» **WHAT YOU SHOULD DO**: Set down the data below from its first line to the line holding "0.665, 0.714, 0.726]", inclusive; omit all pictures.

((

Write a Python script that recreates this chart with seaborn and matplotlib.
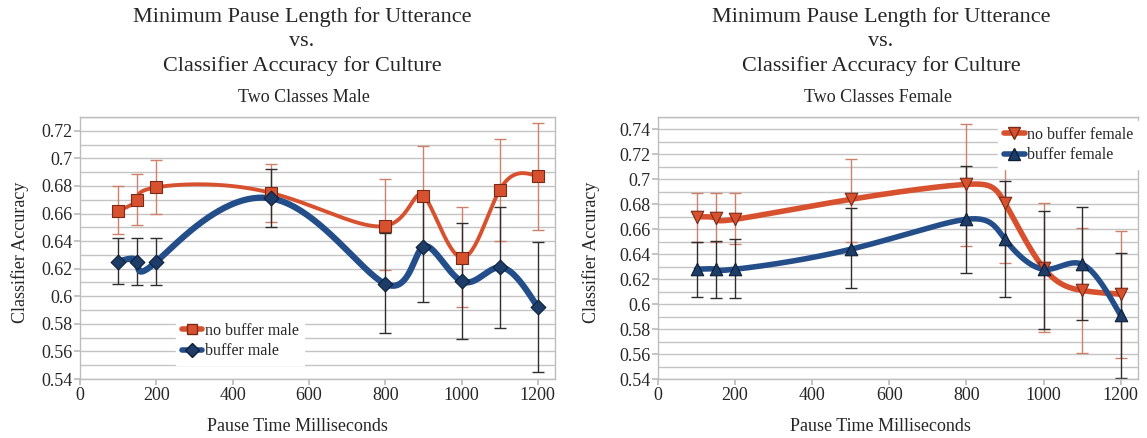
import numpy as np
import pandas as pd
import matplotlib
matplotlib.use("Agg")
import matplotlib.pyplot as plt
from matplotlib.lines import Line2D
from matplotlib.ticker import MultipleLocator, FuncFormatter
import seaborn as sns

# ---------------- data ----------------
pause_ms = [100, 150, 200, 500, 800, 900, 1000, 1100, 1200]

male_nobuf = [0.662, 0.670, 0.679, 0.675, 0.651, 0.673, 0.628, 0.677, 0.687]
male_nobuf_lo = [0.645, 0.652, 0.660, 0.654, 0.619, 0.637, 0.592, 0.640, 0.648]
male_nobuf_hi = [0.680, 0.689, 0.699, 0.696, 0.685, 0.709, 0.665, 0.714, 0.726]

male_buf = [0.625, 0.625, 0.625, 0.671, 0.609, 0.636, 0.611, 0.621, 0.592]
male_buf_lo = [0.609, 0.608, 0.608, 0.650, 0.573, 0.596, 0.569, 0.577, 0.545]
male_buf_hi = [0.642, 0.642, 0.642, 0.692, 0.646, 0.676, 0.653, 0.665, 0.639]

fem_nobuf = [0.670, 0.669, 0.668, 0.684, 0.696, 0.681, 0.629, 0.611, 0.608]
fem_nobuf_lo = [0.650, 0.650, 0.648, 0.650, 0.647, 0.633, 0.578, 0.561, 0.557]
fem_nobuf_hi = [0.689, 0.689, 0.689, 0.716, 0.744, 0.731, 0.681, 0.661, 0.659]

fem_buf = [0.628, 0.628, 0.628, 0.644, 0.668, 0.652, 0.628, 0.632, 0.591]
fem_buf_lo = [0.606, 0.605, 0.605, 0.613, 0.625, 0.606, 0.580, 0.587, 0.541]
fem_buf_hi = [0.650, 0.651, 0.652, 0.677, 0.711, 0.699, 0.675, 0.678, 0.641]

titles = ["Two Classes Male", "Two Classes Female"]
title_lines = ["Minimum Pause Length for Utterance", "vs.", "Classifier Accuracy for Culture"]
xlabel = "Pause Time Milliseconds"
ylabel = "Classifier Accuracy"

RED = "#D8512F"
RED_EDGE = "#7A2A18"
RED_ERR = "#CF806B"
BLUE = "#234E8A"
BLUE_MK = "#1D3C68"
BLUE_EDGE = "#0E1E36"
BLK_ERR = "#2E2E2E"
GRID = "#C4C4C4"

W, H = 1147, 438


def nat_coeffs(t, v):
    k = len(t)
    h = np.diff(t)
    A = np.zeros((k, k))
    r = np.zeros(k)
    A[0, 0] = A[-1, -1] = 1.0
    for i in range(1, k - 1):
        A[i, i - 1] = h[i - 1]
        A[i, i] = 2 * (h[i - 1] + h[i])
        A[i, i + 1] = h[i]
        r[i] = 6 * ((v[i + 1] - v[i]) / h[i] - (v[i] - v[i - 1]) / h[i - 1])
    return np.linalg.solve(A, r)


def nat_eval(t, v, M, tt):
    idx = np.clip(np.searchsorted(t, tt) - 1, 0, len(t) - 2)
    t0, t1 = t[idx], t[idx + 1]
    hh = t1 - t0
    a = (t1 - tt) / hh
    b = (tt - t0) / hh
    return (a * v[idx] + b * v[idx + 1]
            + ((a ** 3 - a) * M[idx] + (b ** 3 - b) * M[idx + 1]) * hh ** 2 / 6)


def param_spline(x, y, n=800):
    # parametric natural cubic spline with a uniform (index) parameter
    x = np.asarray(x, float)
    y = np.asarray(y, float)
    t = np.arange(len(x), dtype=float)
    tt = np.linspace(0, t[-1], n)
    xs = nat_eval(t, x, nat_coeffs(t, x), tt)
    ys = nat_eval(t, y, nat_coeffs(t, y), tt)
    return xs, ys


sns.set_theme(style="white")
serif = ["Liberation Serif", "DejaVu Serif"]
plt.rcParams["font.family"] = serif

fig = plt.figure(figsize=(W / 100, H / 100), dpi=100)
L1, R1, T1, B1 = 80, 555, 117, 379
L2, R2, T2, B2 = 658, 1138, 117, 379
ax1 = fig.add_axes([L1 / W, 1 - B1 / H, (R1 - L1) / W, (B1 - T1) / H])
ax2 = fig.add_axes([L2 / W, 1 - B2 / H, (R2 - L2) / W, (B2 - T2) / H])
XMAX = 1245

configs = [
    (ax1, (0.54, 0.73), [
        ("no buffer male", male_nobuf, male_nobuf_lo, male_nobuf_hi, "s", RED, RED_EDGE, RED_ERR, 2.8, 8.5),
        ("buffer male", male_buf, male_buf_lo, male_buf_hi, "D", BLUE, BLUE_EDGE, BLK_ERR, 4.5, 7.5),
    ]),
    (ax2, (0.54, 0.75), [
        ("no buffer female", fem_nobuf, fem_nobuf_lo, fem_nobuf_hi, "v", RED, RED_EDGE, RED_ERR, 4.0, 9),
        ("buffer female", fem_buf, fem_buf_lo, fem_buf_hi, "^", BLUE, BLUE_EDGE, BLK_ERR, 4.0, 9),
    ]),
]

legends = []
for ax, ylim, series in configs:
    ax.set_xlim(0, XMAX)
    ax.set_ylim(*ylim)
    ax.xaxis.set_major_locator(MultipleLocator(200))
    ax.yaxis.set_major_locator(MultipleLocator(0.02))
    ax.yaxis.set_minor_locator(MultipleLocator(0.01))
    ax.yaxis.set_major_formatter(FuncFormatter(lambda v, p: f"{v:.2f}".rstrip("0").rstrip(".")))
    ax.grid(axis="y", which="both", color=GRID, lw=1.0, zorder=0)
    ax.set_axisbelow(True)
    for s in ax.spines.values():
        s.set_color("#BDBDBD")
        s.set_linewidth(1.0)
    ax.tick_params(axis="both", which="major", length=4, color="#BDBDBD",
                   labelsize=13, pad=1.5, direction="out", bottom=True, left=True)
    ax.tick_params(axis="y", which="minor", length=0)
    handles = []
    for (name, vals, lo, hi, mk, col, edge, ecol, lw, ms) in series:
        vals_a = np.array(vals)
        yerr = np.vstack([vals_a - np.array(lo), np.array(hi) - vals_a])
        ax.errorbar(pause_ms, vals, yerr=yerr, fmt="none", ecolor=ecol,
                    elinewidth=1.0, capsize=4, capthick=1.0, zorder=2)
        xs, ys = param_spline(pause_ms, vals)
        sns.lineplot(x=xs, y=ys, ax=ax, color=col, lw=lw, zorder=3,
                     solid_capstyle="round", estimator=None, sort=False)
        df = pd.DataFrame({"x": pause_ms, "y": vals})
        mcol = col if col == RED else BLUE_MK
        sns.scatterplot(data=df, x="x", y="y", ax=ax, marker=mk, s=ms ** 2,
                        color=mcol, edgecolor=edge, linewidth=0.8, zorder=4)
        handles.append(Line2D([0], [0], color=col, lw=4, marker=mk, markersize=ms * 0.9,
                              markerfacecolor=mcol, markeredgecolor=edge, label=name))
    ax.set_xlabel(xlabel, fontsize=13, family=serif)
    ax.set_ylabel(ylabel, fontsize=13, family=serif)
    legends.append(handles)

# axis label placement (pixel-derived)
ax1.xaxis.set_label_coords((297 - L1) / (R1 - L1), (B1 - 418) / (B1 - T1))
ax2.xaxis.set_label_coords((880 - L2) / (R2 - L2), (B2 - 418) / (B2 - T2))
ax1.yaxis.set_label_coords((29 - L1) / (R1 - L1), (B1 - 252) / (B1 - T1))
ax2.yaxis.set_label_coords((600 - L2) / (R2 - L2), (B2 - 252) / (B2 - T2))

leg_kw = dict(frameon=True, handlelength=1.3, handletextpad=0.15, borderpad=0.35,
              labelspacing=0.3, fancybox=False, prop={"family": serif, "size": 11.5})
leg1 = ax1.legend(handles=legends[0], loc="lower left",
                  bbox_to_anchor=((168 - L1) / (R1 - L1), (B1 - 373) / (B1 - T1)), **leg_kw)
leg2 = ax2.legend(handles=legends[1], loc="upper right",
                  bbox_to_anchor=((1147 - L2) / (R2 - L2), (B2 - 113) / (B2 - T2)), **leg_kw)
for lg in (leg1, leg2):
    fr = lg.get_frame()
    fr.set_edgecolor("white")
    fr.set_facecolor("white")
    fr.set_alpha(1)
    lg.set_zorder(10)

# titles
for cx, scx, sub in [(302, 304, titles[0]), (881, 878, titles[1])]:
    for ln, yc in zip(title_lines, [17, 42, 66]):
        fig.text(cx / W, 1 - yc / H, ln, ha="center", va="center",
                 fontsize=16, family=serif)
    fig.text(scx / W, 1 - 97 / H, sub, ha="center", va="center",
             fontsize=13, family=serif)

fig.savefig("out.png", dpi=100)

))

» **RESULT**:
Write a Python script that recreates this chart with seaborn and matplotlib.
import numpy as np
import pandas as pd
import matplotlib
matplotlib.use("Agg")
import matplotlib.pyplot as plt
from matplotlib.lines import Line2D
from matplotlib.ticker import MultipleLocator, FuncFormatter
import seaborn as sns

# ---------------- data ----------------
pause_ms = [100, 150, 200, 500, 800, 900, 1000, 1100, 1200]

male_nobuf = [0.662, 0.670, 0.679, 0.675, 0.651, 0.673, 0.628, 0.677, 0.687]
male_nobuf_lo = [0.645, 0.652, 0.660, 0.654, 0.619, 0.637, 0.592, 0.640, 0.648]
male_nobuf_hi = [0.680, 0.689, 0.699, 0.696, 0.685, 0.709, 0.665, 0.714, 0.726]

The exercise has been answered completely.